The last PH government, elected in 2018 in a historic vote that ended six decades of rule by the Malay-majority Barisan Nasional (BN), collapsed in part due to a reform agenda Malay nationalists feared would undermine Malays’ “special position” in the constitution.
“While he’ll remain committed to social protection policies, he’ll seek to minimise fiscal leakages by rationalising subsidies and ensuring smart targeting of resources and services,” Asadullah said.
After suffering the biggest contraction since the 1997-98 Asian Financial Crisis, Malaysia’s economy has rebounded strongly from the pandemic.
Gross domestic product grew by 14.2 percent during the July-September period after an 8.9 percent expansion during the second quarter.
Yet, Southeast Asia’s fourth-largest economy is facing slowing growth amid fears the global economy will tip into recession in the coming months.
Inflation, while modest compared with Europe and North America, and rising interest rates are stretching lower and middle-income households’ budgets thin, while the ringgit hovers near quarter-century lows.
For Malaysia’s longer-term prosperity, structural reforms are needed to ensure its transition to a high-income economy, according to economists.
The OECD and World Bank have highlighted the strengthening of social protections and the introduction of competition in state-dominated sectors such as transport and energy as priorities for reform.
“A prerequisite to achieving a high-income and developed nation is the progression to a ‘high-productivity, high-income’ workforce,” said Lee, the Monash professor. “However, low economic growth has plagued the Malaysian economy after the Asian Financial crisis.
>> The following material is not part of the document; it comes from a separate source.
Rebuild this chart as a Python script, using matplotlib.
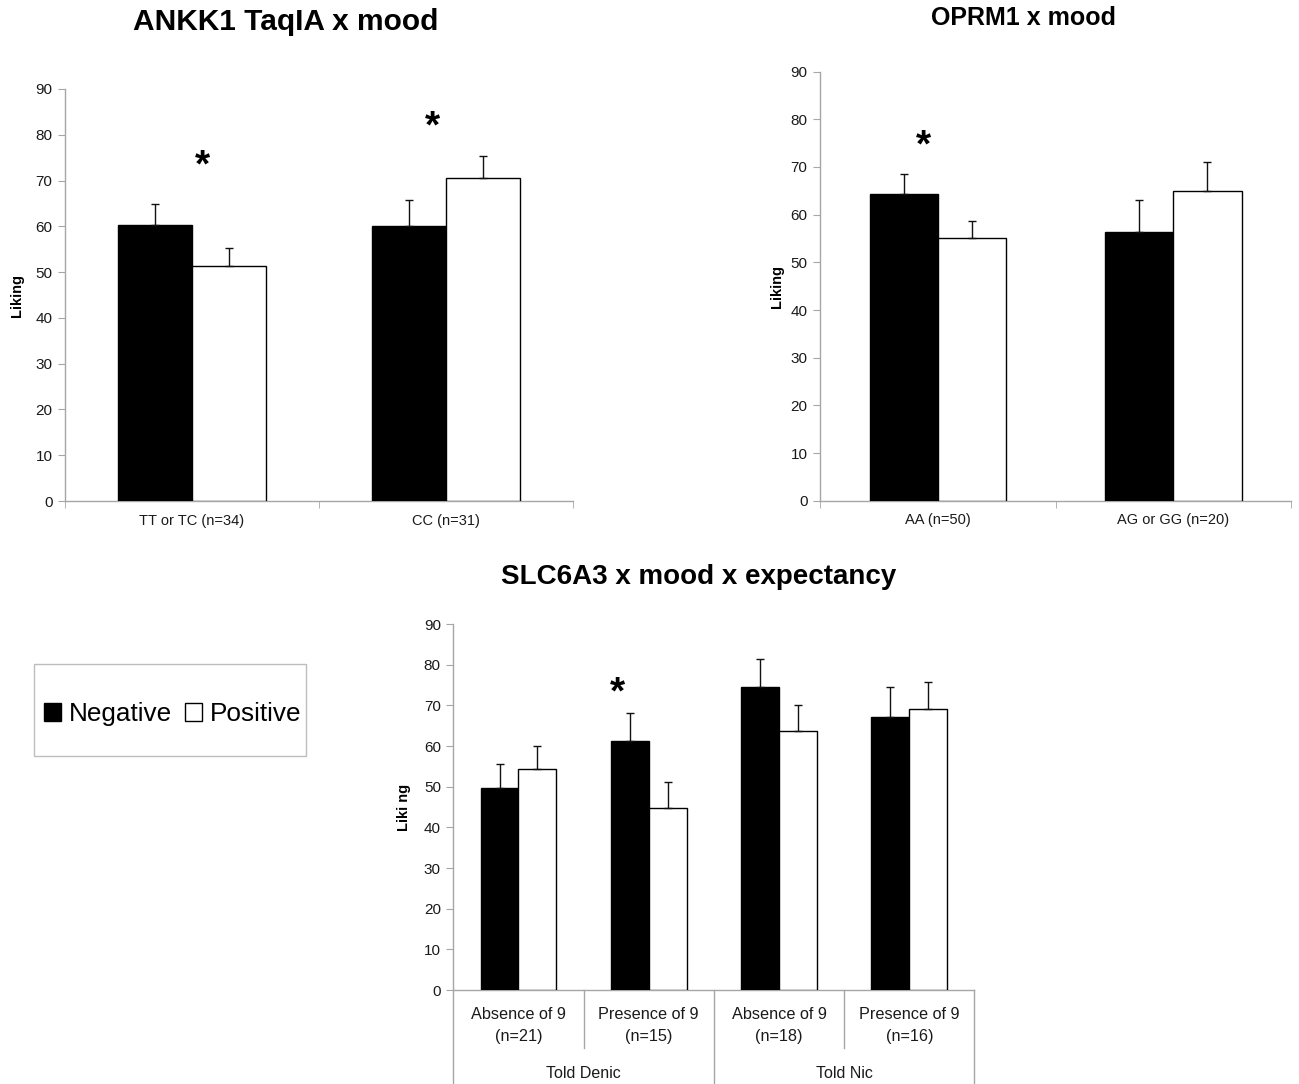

One of the main contributing factors to the low growth is the low labour productivity growth.”
As the head of a unity government that includes several rival groupings including the BN, Anwar, whose first tasks will include passing a long-awaited budget for 2023, could find it difficult to implement significant reforms.
“Given the unity government he is heading, it will be tough for him to implement structural reforms quickly without protracted negotiations and consensus among coalition members,” Yeah Kim Leng, director of the Economic Studies Programme at the Jeffrey Cheah Institute on Southeast Asia at Sunway University, told Al Jazeera.
“With the ‘big bang’ likely to be risky and politically destabilising, he will inevitably gravitate towards Deng Xiaoping’s ‘feeling the pebbles while crossing the stream’ that is emblematic of a gradualist approach,” Yeah added, referring to China’s reformist leader who presided over a period of economic liberalisation during the 1980s.
Harris Zainul, a senior analyst at the Institute of Strategic and International Studies (ISIS) Malaysia, said Anwar is unlikely to shake up the status quo due to political uncertainties, including upcoming state elections.
“I don’t expect Anwar to make any big changes in economic policy, especially regarding taxes, in the near term,” Zainul told Al Jazeera.
“Reason being that there is little political appetite to be increasing the tax base right now, with a few key states in Malaysia still needing to have their elections by mid-2023. Until that happens, I don’t think Anwar will be risking anything that may be viewed as politically unpopular.”